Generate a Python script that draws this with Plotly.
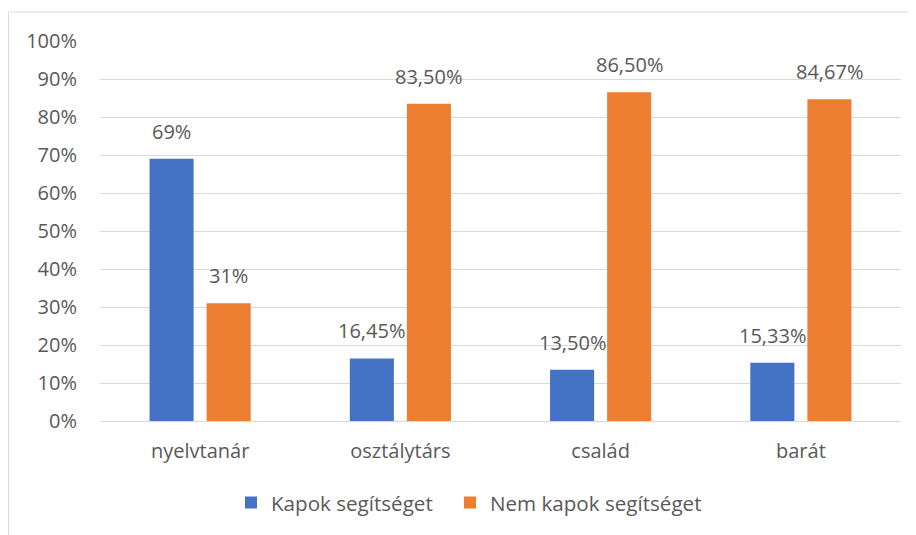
import plotly.graph_objects as go

categories = ["nyelvtanár", "osztálytárs", "család", "barát"]
kapok = [69, 16.45, 13.5, 15.33]
nem_kapok = [31, 83.5, 86.5, 84.67]
kapok_labels = ["69%", "16,45%", "13,50%", "15,33%"]
nem_labels = ["31%", "83,50%", "86,50%", "84,67%"]
y_ticks = list(range(0, 101, 10))
y_tick_labels = [f"{v}%" for v in y_ticks]

W, H = 916, 535
OFF = 8  # page body margin
ML, MR, MT, MB = 100 - OFF, 23, 41 - OFF, 122
BARGAP, GROUPGAP = 0.43, 0.228
FONT = "Open Sans"
TXT = "#595959"
BLUE, ORANGE = "#4472C4", "#ED7D31"

fig = go.Figure()
fig.add_trace(go.Bar(name="Kapok segítséget", x=categories, y=kapok, legend="legend",
                     marker=dict(color=BLUE, line=dict(width=0))))
fig.add_trace(go.Bar(name="Nem kapok segítséget", x=categories, y=nem_kapok, legend="legend2",
                     marker=dict(color=ORANGE, line=dict(width=0))))

# data labels placed through the axes, shifted by half a bar slot
plot_w = W - ML - MR
slot = plot_w / len(categories) * (1 - BARGAP) / 2
for vals, labels, sign in ((kapok, kapok_labels, -1), (nem_kapok, nem_labels, 1)):
    for c, v, t in zip(categories, vals, labels):
        fig.add_annotation(x=c, y=v, xref="x", yref="y", text=t, showarrow=False,
                           xshift=sign * slot / 2, yshift=12, yanchor="bottom",
                           font=dict(family=FONT, size=20, color=TXT))

# outer chart border
plot_h = H - MT - MB
x0 = (0.5 - ML) / plot_w
x1 = (W + 20 - ML) / plot_w
y1 = (H - MB - (12 - OFF)) / plot_h
y0 = (H - MB - (H + 20)) / plot_h
fig.add_shape(type="rect", xref="paper", yref="paper", x0=x0, x1=x1, y0=y0, y1=y1,
              line=dict(color="#D9D9D9", width=1), fillcolor="rgba(0,0,0,0)", layer="below")

leg_font = dict(family=FONT, size=20.6, color=TXT)
fig.update_layout(
    width=W, height=H,
    margin=dict(l=ML, r=MR, t=MT, b=MB),
    paper_bgcolor="white", plot_bgcolor="white",
    barmode="group", bargap=BARGAP, bargroupgap=GROUPGAP,
    font=dict(family=FONT, size=20, color=TXT),
    showlegend=True,
    legend=dict(orientation="h", x=(231 - OFF - ML) / plot_w, xanchor="left",
                y=-0.215, yanchor="middle", font=leg_font),
    legend2=dict(orientation="h", x=(450 - OFF - ML) / plot_w, xanchor="left",
                 y=-0.215, yanchor="middle", font=leg_font),
    xaxis=dict(showgrid=False, showline=False, ticks="outside", ticklen=12,
               tickcolor="rgba(0,0,0,0)", tickfont=dict(size=20, color=TXT)),
    yaxis=dict(range=[0, 100], tickvals=y_ticks, ticktext=y_tick_labels,
               showgrid=True, gridcolor="#D9D9D9", gridwidth=1,
               zeroline=True, zerolinecolor="#D9D9D9", zerolinewidth=1,
               showline=False, ticks="outside", ticklen=18, tickcolor="rgba(0,0,0,0)",
               tickfont=dict(size=20, color=TXT)),
)

fig.write_html("out.html")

......

**Exercise description:** Repeat the data above exactly, but not the pictures.

**Full response:**
Generate a Python script that draws this with Plotly.
import plotly.graph_objects as go

categories = ["nyelvtanár", "osztálytárs", "család", "barát"]
kapok = [69, 16.45, 13.5, 15.33]
nem_kapok = [31, 83.5, 86.5, 84.67]
kapok_labels = ["69%", "16,45%", "13,50%", "15,33%"]
nem_labels = ["31%", "83,50%", "86,50%", "84,67%"]
y_ticks = list(range(0, 101, 10))
y_tick_labels = [f"{v}%" for v in y_ticks]

W, H = 916, 535
OFF = 8  # page body margin
ML, MR, MT, MB = 100 - OFF, 23, 41 - OFF, 122
BARGAP, GROUPGAP = 0.43, 0.228
FONT = "Open Sans"
TXT = "#595959"
BLUE, ORANGE = "#4472C4", "#ED7D31"

fig = go.Figure()
fig.add_trace(go.Bar(name="Kapok segítséget", x=categories, y=kapok, legend="legend",
                     marker=dict(color=BLUE, line=dict(width=0))))
fig.add_trace(go.Bar(name="Nem kapok segítséget", x=categories, y=nem_kapok, legend="legend2",
                     marker=dict(color=ORANGE, line=dict(width=0))))

# data labels placed through the axes, shifted by half a bar slot
plot_w = W - ML - MR
slot = plot_w / len(categories) * (1 - BARGAP) / 2
for vals, labels, sign in ((kapok, kapok_labels, -1), (nem_kapok, nem_labels, 1)):
    for c, v, t in zip(categories, vals, labels):
        fig.add_annotation(x=c, y=v, xref="x", yref="y", text=t, showarrow=False,
                           xshift=sign * slot / 2, yshift=12, yanchor="bottom",
                           font=dict(family=FONT, size=20, color=TXT))

# outer chart border
plot_h = H - MT - MB
x0 = (0.5 - ML) / plot_w
x1 = (W + 20 - ML) / plot_w
y1 = (H - MB - (12 - OFF)) / plot_h
y0 = (H - MB - (H + 20)) / plot_h
fig.add_shape(type="rect", xref="paper", yref="paper", x0=x0, x1=x1, y0=y0, y1=y1,
              line=dict(color="#D9D9D9", width=1), fillcolor="rgba(0,0,0,0)", layer="below")

leg_font = dict(family=FONT, size=20.6, color=TXT)
fig.update_layout(
    width=W, height=H,
    margin=dict(l=ML, r=MR, t=MT, b=MB),
    paper_bgcolor="white", plot_bgcolor="white",
    barmode="group", bargap=BARGAP, bargroupgap=GROUPGAP,
    font=dict(family=FONT, size=20, color=TXT),
    showlegend=True,
    legend=dict(orientation="h", x=(231 - OFF - ML) / plot_w, xanchor="left",
                y=-0.215, yanchor="middle", font=leg_font),
    legend2=dict(orientation="h", x=(450 - OFF - ML) / plot_w, xanchor="left",
                 y=-0.215, yanchor="middle", font=leg_font),
    xaxis=dict(showgrid=False, showline=False, ticks="outside", ticklen=12,
               tickcolor="rgba(0,0,0,0)", tickfont=dict(size=20, color=TXT)),
    yaxis=dict(range=[0, 100], tickvals=y_ticks, ticktext=y_tick_labels,
               showgrid=True, gridcolor="#D9D9D9", gridwidth=1,
               zeroline=True, zerolinecolor="#D9D9D9", zerolinewidth=1,
               showline=False, ticks="outside", ticklen=18, tickcolor="rgba(0,0,0,0)",
               tickfont=dict(size=20, color=TXT)),
)

fig.write_html("out.html")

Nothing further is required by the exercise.